Le braconnage prend une allure inquiétante dans le Parc National de la Rusizi. Tous ses animaux sont ciblés. Rencontre avec Claude Ndayishimiye, responsable de cette aire protégée.
Quelle est la situation du braconnage dans la Rusizi ?
Très alarmante. Nous observons des cas de braconnage de grande envergure. Par exemple, nous avons trouvé une antilope tombée dans un piège. Heureusement, nous l’avons sauvée. Elle traînait une corde métallique autour du cou et portait de profondes plaies. Avec notre service de santé animale, nous l’avons soignée.
En outre, nos crocodiles sont menacés. Deux sont tombés récemment dans des pièges. Comme ils sont adultes, ils ont pu se sauver, mais sont partis avec des fils barbelés qui ne cessent de s’enfoncer dans leur chair. Une situation dangereuse pour leur santé.
Qu’est-ce vous êtes en train de faire pour les secourir ?
C’est une situation difficile à gérer. Les crocodiles sont des animaux dangereux. On ne peut pas s’approcher d’eux, si on n’a pas pu les assommer ou les endormir. Dans d’autres pays, ils ont des moyens pour le faire avec des substances adaptées pour réaliser des anesthésies. Mais par nos moyens rudimentaires, nous avons pu sortir de l’eau l’un d’eux, lundi 27 août. Nos éco-gardes ont fait un travail louable. Ils ont pu lui enlever les fils barbelés de son cou. Il est actuellement sous traitement.
Qui sont les auteurs ?
Ce sont les riverains et les Congolais qui chassent surtout les antilopes, pour le commerce de la viande sauvage.
Par exemple, un crocodile de quatre à six mètres se vend facilement à dix millions BIF. D’autres capturent des petits crocos pour les vendre chez les privés. Et aujourd’hui, plus de 50 crocodiles sont élevés en captivité à Gatumba, dans différents bars, etc.
C’est vraiment déplorable que des individus gardent chez eux des animaux sauvages. Dans tout le parc de la Rusizi, il ne nous reste que deux ou trois crocodiles. D’où la nécessité et l’urgence d’une opération de grande envergure pour les ramener dans leur biotope.

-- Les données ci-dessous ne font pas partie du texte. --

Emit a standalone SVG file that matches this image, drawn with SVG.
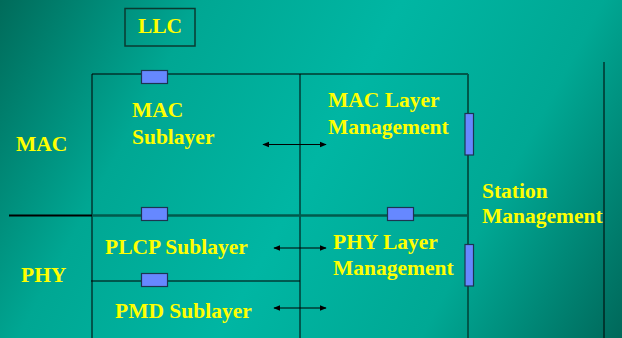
<svg xmlns="http://www.w3.org/2000/svg" width="622" height="338" viewBox="0 0 622 338">
<defs>
<linearGradient id="bg" x1="0" y1="0" x2="622" y2="338" gradientUnits="userSpaceOnUse">
<stop offset="0" stop-color="#006b5a"/>
<stop offset="0.25" stop-color="#00a793"/>
<stop offset="0.5" stop-color="#00b6a3"/>
<stop offset="0.75" stop-color="#00a894"/>
<stop offset="1" stop-color="#00685a"/>
</linearGradient>
<marker id="ah" viewBox="0 0 10 10" refX="9" refY="5" markerWidth="7" markerHeight="7" markerUnits="userSpaceOnUse" orient="auto-start-reverse">
<path d="M0,1 L10,5 L0,9 z" fill="#000"/>
</marker>
<style>
.t{font-family:"Liberation Serif","Times New Roman",serif;font-weight:bold;font-size:21.5px;fill:#ffff00}
.ln{stroke:#000;stroke-width:1;fill:none}
.dk{stroke:#00574a;stroke-width:2;fill:none}
.port{fill:#6688ff;stroke:#1c3550;stroke-width:1.2}
.ar{stroke:#000;stroke-width:1;marker-start:url(#ah);marker-end:url(#ah)}
</style>
</defs>
<rect width="622" height="338" fill="url(#bg)"/>
<g id="connectors">
<line class="ln" x1="92" y1="74" x2="300" y2="74"/>
<line class="dk" x1="300" y1="74" x2="468" y2="74"/>
<line class="ln" x1="92" y1="74" x2="92" y2="338"/>
<line class="ln" x1="300" y1="74" x2="300" y2="338"/>
<line class="dk" x1="468" y1="74" x2="468" y2="338"/>
<line class="ln" x1="604" y1="62" x2="604" y2="338"/>
<line x1="9" y1="215.5" x2="92" y2="215.5" stroke="#000" stroke-width="2"/>
<line x1="92" y1="215.5" x2="468" y2="215.5" stroke="#005a4c" stroke-width="2.5"/>
<line class="ln" x1="91" y1="281" x2="300" y2="281"/>
<line class="ar" x1="263" y1="144.5" x2="326" y2="144.5"/>
<line class="ar" x1="274" y1="248" x2="326" y2="248"/>
<line class="ar" x1="274" y1="308" x2="326" y2="308"/>
</g>
<g id="llc">
<rect x="125" y="8.5" width="70" height="37.5" fill="none" stroke="#0a3a30" stroke-width="1.5"/>
<text class="t" x="160" y="33" text-anchor="middle">LLC</text>
</g>
<g id="ports">
<rect class="port" x="141.5" y="70.5" width="26" height="13"/>
<rect class="port" x="141.5" y="207.5" width="26" height="13"/>
<rect class="port" x="387.5" y="207.5" width="26" height="13"/>
<rect class="port" x="141.5" y="273.5" width="26" height="13"/>
<rect class="port" x="465" y="113.5" width="8.5" height="41.5"/>
<rect class="port" x="465" y="244.5" width="8.5" height="41.5"/>
</g>
<g id="mac-label"><text class="t" x="16" y="151">MAC</text></g>
<g id="phy-label"><text class="t" x="21" y="282">PHY</text></g>
<g id="mac-sublayer">
<text class="t" x="132" y="117">MAC</text>
<text class="t" x="132" y="144">Sublayer</text>
</g>
<g id="mac-layer-management">
<text class="t" x="328" y="107">MAC Layer</text>
<text class="t" x="328" y="134">Management</text>
</g>
<g id="plcp-sublayer"><text class="t" x="105" y="254">PLCP Sublayer</text></g>
<g id="pmd-sublayer"><text class="t" x="115" y="318">PMD Sublayer</text></g>
<g id="phy-layer-management">
<text class="t" x="333" y="249">PHY Layer</text>
<text class="t" x="333" y="275">Management</text>
</g>
<g id="station-management">
<text class="t" x="482" y="198">Station</text>
<text class="t" x="482" y="223">Management</text>
</g>
</svg>
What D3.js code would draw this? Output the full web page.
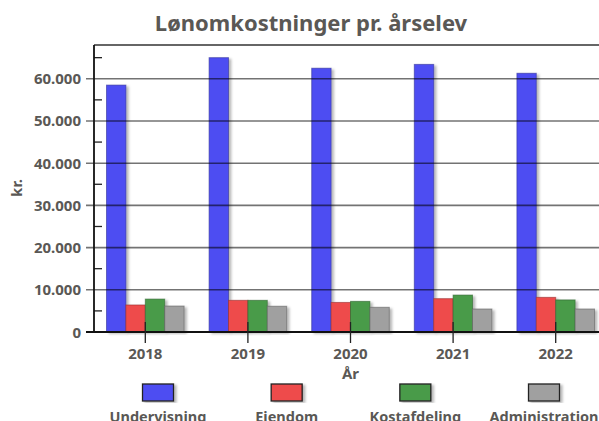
<!DOCTYPE html>
<html><head><meta charset="utf-8">
<script src="https://cdn.jsdelivr.net/npm/d3@7"></script>
<style>body{margin:0;background:#fff;overflow:hidden}svg{display:block}</style>
</head><body>
<script>
const categories = ["2018","2019","2020","2021","2022"];
const seriesNames = ["Undervisning","Eiendom","Kostafdeling","Administration"];
const undervisning = [58500, 65000, 62500, 63400, 61300];
const eiendom = [6400, 7500, 7000, 7900, 8200];
const kostafdeling = [7800, 7500, 7250, 8750, 7600];
const administration = [6150, 6100, 5850, 5450, 5450];
const yMajorTicks = [0,10000,20000,30000,40000,50000,60000];
const yMinorTicks = [5000,15000,25000,35000,45000,55000,65000];
const colors = ["#4d4df2","#ee4b4b","#4a9b4a","#a0a0a0"];
const strokes = ["#33339a","#9a3030","#2f662f","#606060"];

const series = [undervisning, eiendom, kostafdeling, administration];
const W = 599, H = 421;
const mLeft = 94, mTop = 45, mBottom = 332, mRight = 607;
const txt = "#5a5855";
const fmt = d => d3.format(",")(d).replace(/,/g, ".");

const svg = d3.select("body").append("svg").attr("width", W).attr("height", H);
const defs = svg.append("defs");
const f = defs.append("filter").attr("id","sh").attr("x","-20%").attr("y","-5%").attr("width","150%").attr("height","115%");
f.append("feDropShadow").attr("dx",2.5).attr("dy",1.5).attr("stdDeviation",1.2).attr("flood-color","#000").attr("flood-opacity",0.28);

const x = d3.scaleBand().domain(categories).range([mLeft, mRight]).paddingInner(25/102.6).paddingOuter(12.5/102.6);
const xs = d3.scaleBand().domain(d3.range(4)).range([0, x.bandwidth()]);
const y = d3.scaleLinear().domain([0, 68000]).range([mBottom, mTop]);

// title
svg.append("text").attr("x", 311).attr("y", 31).attr("text-anchor","middle")
  .attr("font-family","Noto Sans").attr("font-weight","bold").attr("font-size",22)
  .attr("fill", txt).text("Lønomkostninger pr. årselev");

// bars
const groups = svg.append("g").selectAll("g").data(categories).join("g")
  .attr("transform", d => `translate(${x(d)},0)`);
groups.selectAll("rect").data((c,i) => series.map((s,k) => ({k, v: s[i]}))).join("rect")
  .attr("x", d => xs(d.k)).attr("width", xs.bandwidth())
  .attr("y", d => y(d.v)).attr("height", d => y(0) - y(d.v))
  .attr("fill", d => colors[d.k]).attr("stroke", d => strokes[d.k]).attr("stroke-opacity",0.6)
  .attr("stroke-width",1).attr("filter","url(#sh)");

// gridlines
svg.append("g").selectAll("line").data(yMajorTicks.filter(d => d > 0)).join("line")
  .attr("x1", mLeft - 8).attr("x2", W).attr("y1", d => y(d)).attr("y2", d => y(d))
  .attr("stroke","#000").attr("stroke-opacity",0.55).attr("stroke-width",1.6);
// minor ticks
svg.append("g").selectAll("line").data(yMinorTicks).join("line")
  .attr("x1", mLeft).attr("x2", mLeft + 8).attr("y1", d => y(d)).attr("y2", d => y(d))
  .attr("stroke","#222").attr("stroke-width",1.3);
// top border
svg.append("line").attr("x1", mLeft).attr("x2", W).attr("y1", mTop).attr("y2", mTop)
  .attr("stroke","#333").attr("stroke-width",1.6);
// axes
svg.append("line").attr("x1", mLeft).attr("x2", mLeft).attr("y1", mTop).attr("y2", mBottom)
  .attr("stroke","#111").attr("stroke-width",1.8);
svg.append("line").attr("x1", mLeft - 8).attr("x2", W).attr("y1", mBottom).attr("y2", mBottom)
  .attr("stroke","#111").attr("stroke-width",1.8);
// x ticks
svg.append("g").selectAll("line").data(categories).join("line")
  .attr("x1", d => x(d) + x.bandwidth()/2).attr("x2", d => x(d) + x.bandwidth()/2)
  .attr("y1", mBottom - 10).attr("y2", mBottom + 11).attr("stroke","#222").attr("stroke-width",1.3);

// y labels
svg.append("g").selectAll("text").data(yMajorTicks).join("text")
  .attr("x", 81).attr("y", d => y(d) + 5.5).attr("text-anchor","end")
  .attr("font-family","Noto Sans").attr("font-weight","bold").attr("font-size",15)
  .attr("fill", txt).text(fmt);
// x labels
svg.append("g").selectAll("text").data(categories).join("text")
  .attr("x", d => x(d) + x.bandwidth()/2).attr("y", 359).attr("text-anchor","middle")
  .attr("font-family","Noto Sans").attr("font-weight","bold").attr("font-size",15)
  .attr("fill", txt).text(d => d);
svg.append("text").attr("x", x("2020") + x.bandwidth()/2).attr("y", 379).attr("text-anchor","middle")
  .attr("font-family","Noto Sans").attr("font-weight","bold").attr("font-size",15)
  .attr("fill", txt).text("År");
svg.append("text").attr("transform","translate(21.5,188) rotate(-90)").attr("text-anchor","middle")
  .attr("font-family","Noto Sans").attr("font-weight","bold").attr("font-size",15)
  .attr("fill", txt).text("kr.");

// legend
const lx = d3.scalePoint().domain(seriesNames).range([158, 544]);
const lg = svg.append("g").selectAll("g").data(seriesNames).join("g")
  .attr("transform", d => `translate(${lx(d)},0)`);
lg.append("rect").attr("x",-15.5).attr("y",384).attr("width",31).attr("height",17)
  .attr("fill",(d,i)=>colors[i]).attr("stroke","#222").attr("stroke-width",1.3)
  .attr("filter","url(#sh)");
lg.append("text").attr("y", 421.5).attr("text-anchor","middle")
  .attr("font-family","Noto Sans").attr("font-weight","bold").attr("font-size",14.5)
  .attr("fill", txt).text(d => d);
</script>
</body></html>
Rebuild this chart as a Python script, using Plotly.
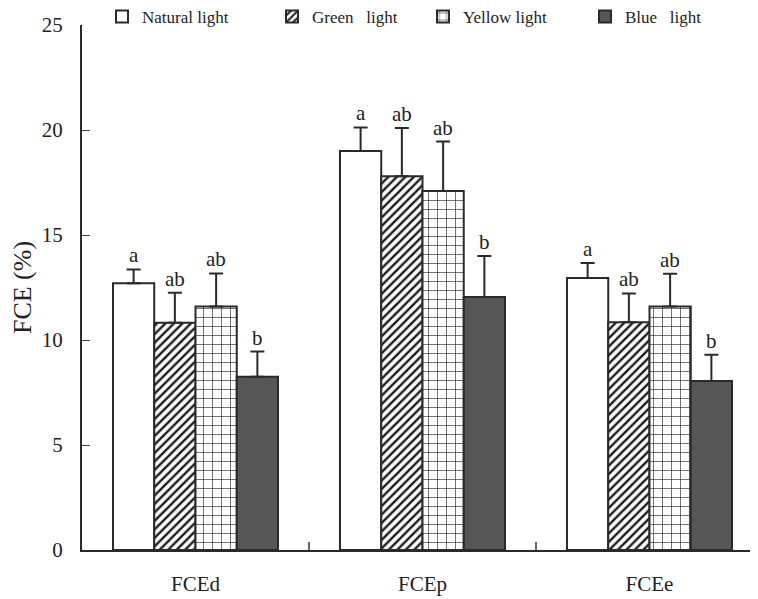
import plotly.graph_objects as go

categories = ["FCEd", "FCEp", "FCEe"]
series_names = ["Natural light", "Green   light", "Yellow light", "Blue   light"]
natural = [12.7, 19.0, 12.95]
green = [10.82, 17.8, 10.84]
yellow = [11.59, 17.1, 11.6]
blue = [8.25, 12.05, 8.05]
natural_err = [0.66, 1.12, 0.72]
green_err = [1.43, 2.3, 1.38]
yellow_err = [1.58, 2.35, 1.55]
blue_err = [1.2, 1.95, 1.25]
natural_sig = ["a", "a", "a"]
green_sig = ["ab", "ab", "ab"]
yellow_sig = ["ab", "ab", "ab"]
blue_sig = ["b", "b", "b"]

values = [natural, green, yellow, blue]
errors = [natural_err, green_err, yellow_err, blue_err]
sigs = [natural_sig, green_sig, yellow_sig, blue_sig]

SERIF = "Liberation Serif, Times New Roman, serif"
EDGE = "#2a2a2a"
bargap = 0.273
x_idx = list(range(len(categories)))

styles = [
    dict(color="white"),
    dict(color="white", pattern=dict(shape="/", fgcolor="#1a1a1a", bgcolor="white", size=6, solidity=0.4)),
    dict(color="white", pattern=dict(shape="+", fgcolor="#2a2a2a", bgcolor="white", size=9, solidity=0.14)),
    dict(color="#565656"),
]

# page has an 8px body margin; plot area spans x 82..758, y 25..550 on screen
plot_left, plot_w = 82, 676
legend_px = [102, 272, 423, 585]
legend_ids = ["legend", "legend2", "legend3", "legend4"]

fig = go.Figure()
for i in range(4):
    fig.add_trace(go.Bar(
        x=x_idx, y=values[i], name=series_names[i],
        marker=dict(**styles[i], line=dict(color=EDGE, width=2)),
        error_y=dict(type="data", symmetric=False, array=errors[i],
                     arrayminus=[0] * len(categories), color=EDGE, thickness=2, width=7),
        legend=legend_ids[i],
    ))

# significance letters
barw = (1 - bargap) / 4
annots = []
for i in range(4):
    for j in x_idx:
        annots.append(dict(
            x=j + (i - 1.5) * barw, y=values[i][j] + errors[i][j],
            text=sigs[i][j], showarrow=False, yanchor="bottom", yshift=0,
            font=dict(family=SERIF, size=21, color="#222"),
        ))

layout_legends = {}
for k, lid in enumerate(legend_ids):
    layout_legends[lid] = dict(
        x=(legend_px[k] - plot_left) / plot_w, y=(550 - 17) / 525,
        xanchor="left", yanchor="middle", orientation="h",
        bgcolor="rgba(0,0,0,0)", font=dict(family=SERIF, size=17, color="#222"),
    )

fig.update_layout(
    template="none",
    width=750, height=591,
    margin=dict(l=74, r=0, t=17, b=49, autoexpand=False),
    paper_bgcolor="white", plot_bgcolor="white",
    barmode="group", bargap=bargap, bargroupgap=0,
    showlegend=True,
    annotations=annots,
    font=dict(family=SERIF, color="#222"),
    **layout_legends,
)
fig.update_xaxes(
    range=[-0.5, 2.478], tickvals=x_idx, ticktext=categories,
    ticks="", showgrid=False, zeroline=False,
    showline=True, linecolor=EDGE, linewidth=1.5,
    tickfont=dict(family=SERIF, size=21, color="#222"),
    minor=dict(tickvals=[0.5, 1.5], ticks="inside", ticklen=8, tickcolor="#666", tickwidth=1.5),
    automargin=False, ticklabelstandoff=14,
)
fig.update_yaxes(
    range=[0, 25], tickvals=[0, 5, 10, 15, 20, 25],
    ticks="inside", ticklen=8, tickcolor="#444", tickwidth=1,
    showgrid=False, zeroline=False,
    showline=True, linecolor=EDGE, linewidth=2,
    tickfont=dict(family=SERIF, size=21, color="#222"),
    ticklabelstandoff=13,
    title=dict(text="FCE (%)", font=dict(family=SERIF, size=26, color="#222"), standoff=8),
    automargin=False,
)

fig.write_html("out.html")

Tous les animaux sont-ils ciblés par les braconniers ?
Dans notre parc, nous avons des crocodiles, des hippopotames, des antilopes et des oiseaux tant migrateurs que sédentaires. Parmi ces derniers, certains pèsent 20 kg et plus. Tous sont menacés, mais il y a un léger mieux chez les hippopotames. Depuis le début de l’année, nous n’avons enregistré que trois animaux tués.
Quid de la loi pour protéger ces animaux ?
Il y a des lois nationales, internationales ou des traités que le Burundi a ratifiés régissant l’environnement ou spécifiquement la biodiversité. Citons le code de l’environnement, le code forestier, la loi sur les aires protégées, la CITES (convention sur le commerce international des espèces de faune et de flore sauvages menacées d’extinction), etc.
Et quels sont vos besoins pour bien contrôler ce parc ?
Les éco-gardes sont insuffisants. Nous avons besoin d’autres agents, jeunes et vigoureux capables de parcourir 10.673 hectares. Les équipements sont presqu’inexistants. Nous avons besoin d’un véhicule, de deux motos, de moyens de communication et de défense contre les malfaiteurs. Cela nous permettrait de mener des patrouilles nocturnes. Qu’on nous accorde aussi un bateau de surveillance dans les zones lacustres et un effectif suffisant pour le personnel patrouilleur.
Ailleurs, ils ont déjà compris l’importance de tels animaux qui tombent souvent malades et ont besoin de soins. S’ils veulent immobiliser un animal ou l’endormir, ils ont des moyens adaptés. Nous avons besoin de financements pour la bonne marche de nos activités.